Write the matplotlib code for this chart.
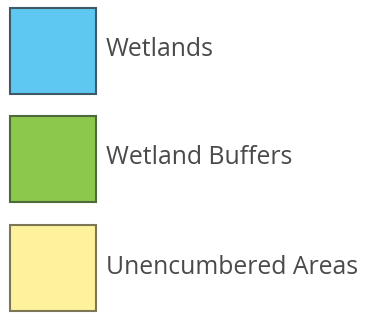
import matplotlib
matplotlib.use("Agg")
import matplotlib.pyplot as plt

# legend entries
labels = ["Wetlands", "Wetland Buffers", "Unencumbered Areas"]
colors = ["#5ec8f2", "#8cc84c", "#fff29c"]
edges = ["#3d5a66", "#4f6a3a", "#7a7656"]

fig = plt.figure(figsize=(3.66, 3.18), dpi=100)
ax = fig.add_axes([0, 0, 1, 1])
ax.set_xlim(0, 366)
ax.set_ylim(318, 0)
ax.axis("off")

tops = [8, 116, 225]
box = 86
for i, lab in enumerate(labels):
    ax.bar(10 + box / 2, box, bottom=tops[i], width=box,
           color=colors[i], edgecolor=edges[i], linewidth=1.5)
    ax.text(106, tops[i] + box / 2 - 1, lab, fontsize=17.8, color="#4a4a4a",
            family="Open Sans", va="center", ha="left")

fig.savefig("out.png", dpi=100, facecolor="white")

Your task
Copy the listing exactly. Any image in it stays out of the copy.

Solution for this problem
Write the matplotlib code for this chart.
import matplotlib
matplotlib.use("Agg")
import matplotlib.pyplot as plt

# legend entries
labels = ["Wetlands", "Wetland Buffers", "Unencumbered Areas"]
colors = ["#5ec8f2", "#8cc84c", "#fff29c"]
edges = ["#3d5a66", "#4f6a3a", "#7a7656"]

fig = plt.figure(figsize=(3.66, 3.18), dpi=100)
ax = fig.add_axes([0, 0, 1, 1])
ax.set_xlim(0, 366)
ax.set_ylim(318, 0)
ax.axis("off")

tops = [8, 116, 225]
box = 86
for i, lab in enumerate(labels):
    ax.bar(10 + box / 2, box, bottom=tops[i], width=box,
           color=colors[i], edgecolor=edges[i], linewidth=1.5)
    ax.text(106, tops[i] + box / 2 - 1, lab, fontsize=17.8, color="#4a4a4a",
            family="Open Sans", va="center", ha="left")

fig.savefig("out.png", dpi=100, facecolor="white")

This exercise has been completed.